Al di la degli slogan politici, tuttavia, il disaccordo tra i Paesi del Global North è forte. Gli stessi ministri delle finanze, come è emerso dopo la riunione del G20 in Brasile, mantengono ancora posizioni distanti su come procedere con i beni della CBR congelati. Nel marzo del 2024 il Belgio, appoggiato dagli Stati Uniti, ma bocciato da Francia e Germania, ha proposto di finanziare l’Ucraina attraverso l’emissione di obbligazioni, le cui cedole potrebbero essere garantite e pagate con i ricavi dei beni russi congelati. Ogni soluzione di dirottare risorse finanziare russe congelate verso l’Ucraina, si scontra con un dato inconfutabile: anche qualora si escogitasse un inquadramento legale per la confisca degli attivi russi all’estero, si creerebbe un precedente legale che provocherebbe un terremoto del sistema economico e finanziario mondiale. Emblematiche sono le dichiarazioni delle banche internazionali, che a febbraio del 2024 hanno espresso parere negativo sulle manovre sui beni russi congelati: gli istituti finanziari, infatti, temono di essere ritenute responsabili dalla Russia per il loro coinvolgimento nelle transazioni dei beni. Nel caso, inoltre, che nel futuro le sanzioni contro la Russia vengano allentate o addirittura revocate le stesse banche vedono il rischio di dover affrontare lunghissime battaglie legali vista la mancanza di fondamento giuridico delle azioni dei loro governi. Il rischio maggiore, tuttavia, è legato all’erosione di fiducia dei clienti e degli investitori nel sistema finanziario occidentale. Il diritto internazionale perderebbe di qualsiasi rilevanza e la fiducia degli investitori, erosa completamente, fomenterebbe fughe di capitali legate alla mancanza di un inquadramento giuridico per la protezione dei propri investimenti. Alcuni Paesi hanno già presentato le loro rimostranze all’Unione Europea sottolineando quali possano essere le conseguenze di un utilizzo illegale dei beni russi congelati.

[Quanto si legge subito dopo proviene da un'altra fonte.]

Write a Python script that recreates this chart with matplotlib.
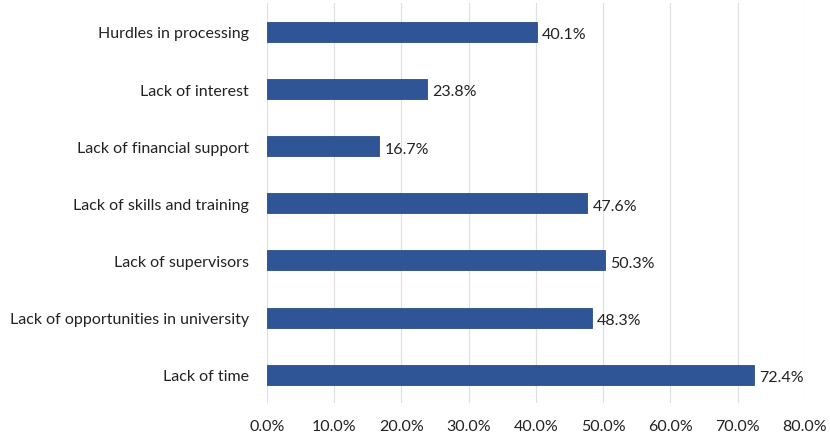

Non bisogna dimenticare, tuttavia, che un primo passo è già stato compiuto: con l’inasprimento della politica sanzionatoria degli Stati Uniti, prima, e in generale di tutto il Global North, poi, la concorrenza e le regole internazionali sul commercio e sugli investimenti sono state falsate. L’applicazione delle sanzioni è diventata indiscriminata e il motivo scatenante per applicare una sanzione può essere giustificato anche solo dalla paura di soccombere alla concorrenza.